Short problem: Copy exactly, and only, the lines below from the first through the one containing "const yTickValues = [0, 0.2, 0.4, 0.6, 0.8, 1.0];", both included; pictures are omitted.
───── Recorded information
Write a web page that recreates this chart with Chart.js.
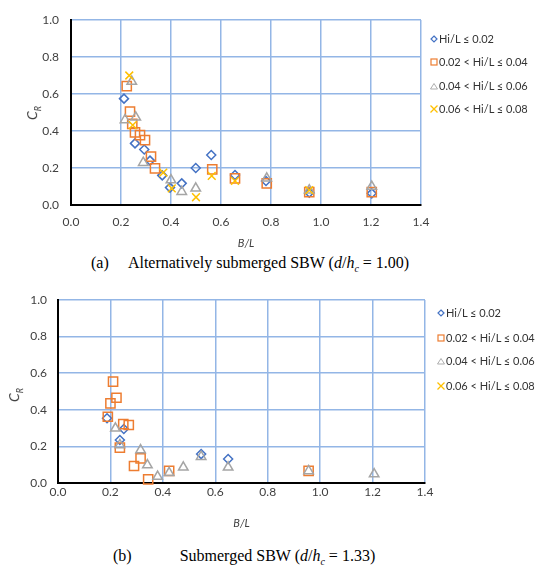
<!DOCTYPE html>
<html>
<head>
<meta charset="utf-8">
<script src="https://cdn.jsdelivr.net/npm/chart.js@4.4.1/dist/chart.umd.min.js"></script>
<style>
  body { margin: 0; background: #fff; width: 543px; height: 566px; position: relative; overflow: hidden; font-family: Lato, sans-serif; }
  canvas { position: absolute; left: 0; }
  .cap { position: absolute; font-family: "Liberation Serif", serif; font-size: 16px; line-height: 20px; color: #000; white-space: pre; }
  .ytitle { position: absolute; transform: translate(-50%, -50%) rotate(-90deg); font-size: 14px; color: #404040; white-space: nowrap; }
  .ytitle sub { font-size: 9px; font-style: italic; }
  .legend { position: absolute; font-size: 11px; color: #333; }
  .legend .row { position: absolute; left: 0; height: 14px; line-height: 14px; white-space: nowrap; transform: translateY(-50%); }
  .legend svg { vertical-align: middle; margin-right: 1px; margin-top: -2px; }
</style>
</head>
<body>
<canvas id="chartA" width="543" height="250" style="top:0"></canvas>
<canvas id="chartB" width="543" height="250" style="top:280px"></canvas>

<div class="ytitle" style="left:33px;top:113px"><i>C</i><sub>R</sub></div>
<div class="ytitle" style="left:15px;top:395px"><i>C</i><sub>R</sub></div>

<div class="legend" id="legendA" style="left:430px;top:0"></div>
<div class="legend" id="legendB" style="left:437px;top:0"></div>

<div class="cap" style="left:91px;top:253px">(a)     Alternatively submerged SBW (<i>d</i>/<i>h<sub style="font-size:10px">c</sub></i> = 1.00)</div>
<div class="cap" style="left:113px;top:546px">(b)            Submerged SBW (<i>d</i>/<i>h<sub style="font-size:10px">c</sub></i> = 1.33)</div>

<script>
// legend labels, one per series
const seriesLabels = ["Hi/L \u2264 0.02", "0.02 < Hi/L \u2264 0.04", "0.04 < Hi/L \u2264 0.06", "0.06 < Hi/L \u2264 0.08"];
const xTickValues = [0, 0.2, 0.4, 0.6, 0.8, 1.0, 1.2, 1.4];
const yTickValues = [0, 0.2, 0.4, 0.6, 0.8, 1.0];

// (a) alternatively submerged
const aDiamondX = [0.212, 0.256, 0.293, 0.316, 0.365, 0.396, 0.443, 0.499, 0.561, 0.656, 0.78, 0.953, 1.203];
const aDiamondY = [0.575, 0.333, 0.30, 0.24, 0.16, 0.094, 0.117, 0.20, 0.27, 0.162, 0.13, 0.067, 0.063];
const aSquareX = [0.223, 0.236, 0.245, 0.256, 0.276, 0.296, 0.32, 0.336, 0.565, 0.656, 0.783, 0.953, 1.203];
const aSquareY = [0.643, 0.505, 0.438, 0.393, 0.378, 0.351, 0.261, 0.198, 0.193, 0.144, 0.117, 0.07, 0.07];
const aTriangleX = [0.216, 0.243, 0.259, 0.289, 0.40, 0.443, 0.499, 0.783, 0.953, 1.203];
const aTriangleY = [0.46, 0.667, 0.474, 0.229, 0.135, 0.072, 0.09, 0.144, 0.08, 0.10];
const aCrossX = [0.233, 0.247, 0.369, 0.403, 0.50, 0.563, 0.656, 0.953];
const aCrossY = [0.70, 0.432, 0.175, 0.09, 0.042, 0.157, 0.13, 0.08];

// (b) submerged
const bDiamondX = [0.187, 0.251, 0.236, 0.546, 0.649];
const bDiamondY = [0.354, 0.295, 0.235, 0.158, 0.131];
const bSquareX = [0.21, 0.223, 0.20, 0.19, 0.249, 0.27, 0.236, 0.29, 0.315, 0.344, 0.424, 0.956];
const bSquareY = [0.554, 0.466, 0.435, 0.362, 0.322, 0.317, 0.193, 0.093, 0.135, 0.02, 0.066, 0.066];
const bTriangleX = [0.219, 0.236, 0.315, 0.341, 0.38, 0.424, 0.478, 0.546, 0.649, 0.956, 1.206];
const bTriangleY = [0.299, 0.208, 0.18, 0.098, 0.035, 0.056, 0.086, 0.144, 0.086, 0.066, 0.049];
const bCrossX = [];
const bCrossY = [];

const gridBlue = "#93b6e6";
const tickGrey = "#404040";
const markers = [
  { style: "rectRot", color: "#4472c4", radius: 4.5, order: 4 },
  { style: "rect", color: "#ed7d31", radius: 6.5, order: 3 },
  { style: "triangle", color: "#a5a5a5", radius: 5.5, order: 2 },
  { style: "crossRot", color: "#ffc000", radius: 5.5, order: 1 }
];

function points(xs, ys) {
  return xs.map((x, i) => ({ x: x, y: ys[i] }));
}

function makeDatasets(series) {
  return series.map((s, i) => ({
    label: seriesLabels[i],
    data: points(s[0], s[1]),
    pointStyle: markers[i].style,
    pointRadius: markers[i].radius,
    pointBorderColor: markers[i].color,
    pointBackgroundColor: "rgba(0,0,0,0)",
    pointBorderWidth: 1.5,
    showLine: false,
    order: markers[i].order,
    clip: false
  }));
}

function makeOptions(cfg) {
  return {
    responsive: false,
    animation: false,
    events: [],
    layout: { padding: { left: 0, right: cfg.right, top: 20, bottom: 0 } },
    plugins: { legend: { display: false }, tooltip: { enabled: false } },
    scales: {
      x: {
        type: "linear", min: 0, max: 1.4,
        afterBuildTicks: s => { s.ticks = xTickValues.map(v => ({ value: v })); },
        afterFit: s => { s.height = cfg.xh; },
        grid: { color: gridBlue, lineWidth: 1.5, drawTicks: false },
        border: { color: "#000", width: 2 },
        ticks: { padding: cfg.xpad, autoSkip: false, maxRotation: 0, color: tickGrey,
                 font: { family: "Lato", size: 12 }, callback: v => Number(v).toFixed(1) },
        title: { display: true, text: "B/L", color: tickGrey, padding: 0,
                 font: { family: "Lato", size: 11, style: "italic", lineHeight: 1.2 } }
      },
      y: {
        type: "linear", min: 0, max: 1,
        afterBuildTicks: s => { s.ticks = yTickValues.map(v => ({ value: v })); },
        afterFit: s => { s.width = cfg.yw; },
        grid: { color: gridBlue, lineWidth: 1.5, drawTicks: false },
        border: { color: "#000", width: 2 },
        ticks: { padding: cfg.ypad, color: tickGrey, font: { family: "Lato", size: 12 },
                 callback: v => Number(v).toFixed(1) }
      }
    }
  };
}

new Chart(document.getElementById("chartA"), {
  type: "scatter",
  data: { datasets: makeDatasets([[aDiamondX, aDiamondY], [aSquareX, aSquareY], [aTriangleX, aTriangleY], [aCrossX, aCrossY]]) },
  options: makeOptions({ right: 122, yw: 71, xh: 45, xpad: 10, ypad: 12 })
});

new Chart(document.getElementById("chartB"), {
  type: "scatter",
  data: { datasets: makeDatasets([[bDiamondX, bDiamondY], [bSquareX, bSquareY], [bTriangleX, bTriangleY], [bCrossX, bCrossY]]) },
  options: makeOptions({ right: 118, yw: 58, xh: 47, xpad: 2, ypad: 11 })
});

// small svg markers for the html legends
function markerSvg(i) {
  const c = markers[i].color;
  const shapes = [
    `<polygon points="4,1 7,4 4,7 1,4" fill="none" stroke="${c}" stroke-width="1.2"/>`,
    `<rect x="1" y="1" width="6" height="6" fill="none" stroke="${c}" stroke-width="1.2"/>`,
    `<polygon points="4,1.5 7.5,7 0.5,7" fill="none" stroke="${c}" stroke-width="0.9"/>`,
    `<path d="M0.5,0.5 L7.5,7.5 M7.5,0.5 L0.5,7.5" stroke="${c}" stroke-width="1.3"/>`
  ];
  return `<svg width="8" height="8" viewBox="0 0 8 8">${shapes[i]}</svg>`;
}

function buildLegend(id, rowYs) {
  const el = document.getElementById(id);
  el.innerHTML = seriesLabels.map((t, i) =>
    `<div class="row" style="top:${rowYs[i]}px">${markerSvg(i)}${t}</div>`).join("");
}

buildLegend("legendA", [39, 62, 86, 109]);
buildLegend("legendB", [313, 338, 361, 386]);
</script>
</body>
</html>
──────────
Answer to this exercise:
Write a web page that recreates this chart with Chart.js.
<!DOCTYPE html>
<html>
<head>
<meta charset="utf-8">
<script src="https://cdn.jsdelivr.net/npm/chart.js@4.4.1/dist/chart.umd.min.js"></script>
<style>
  body { margin: 0; background: #fff; width: 543px; height: 566px; position: relative; overflow: hidden; font-family: Lato, sans-serif; }
  canvas { position: absolute; left: 0; }
  .cap { position: absolute; font-family: "Liberation Serif", serif; font-size: 16px; line-height: 20px; color: #000; white-space: pre; }
  .ytitle { position: absolute; transform: translate(-50%, -50%) rotate(-90deg); font-size: 14px; color: #404040; white-space: nowrap; }
  .ytitle sub { font-size: 9px; font-style: italic; }
  .legend { position: absolute; font-size: 11px; color: #333; }
  .legend .row { position: absolute; left: 0; height: 14px; line-height: 14px; white-space: nowrap; transform: translateY(-50%); }
  .legend svg { vertical-align: middle; margin-right: 1px; margin-top: -2px; }
</style>
</head>
<body>
<canvas id="chartA" width="543" height="250" style="top:0"></canvas>
<canvas id="chartB" width="543" height="250" style="top:280px"></canvas>

<div class="ytitle" style="left:33px;top:113px"><i>C</i><sub>R</sub></div>
<div class="ytitle" style="left:15px;top:395px"><i>C</i><sub>R</sub></div>

<div class="legend" id="legendA" style="left:430px;top:0"></div>
<div class="legend" id="legendB" style="left:437px;top:0"></div>

<div class="cap" style="left:91px;top:253px">(a)     Alternatively submerged SBW (<i>d</i>/<i>h<sub style="font-size:10px">c</sub></i> = 1.00)</div>
<div class="cap" style="left:113px;top:546px">(b)            Submerged SBW (<i>d</i>/<i>h<sub style="font-size:10px">c</sub></i> = 1.33)</div>

<script>
// legend labels, one per series
const seriesLabels = ["Hi/L \u2264 0.02", "0.02 < Hi/L \u2264 0.04", "0.04 < Hi/L \u2264 0.06", "0.06 < Hi/L \u2264 0.08"];
const xTickValues = [0, 0.2, 0.4, 0.6, 0.8, 1.0, 1.2, 1.4];
const yTickValues = [0, 0.2, 0.4, 0.6, 0.8, 1.0];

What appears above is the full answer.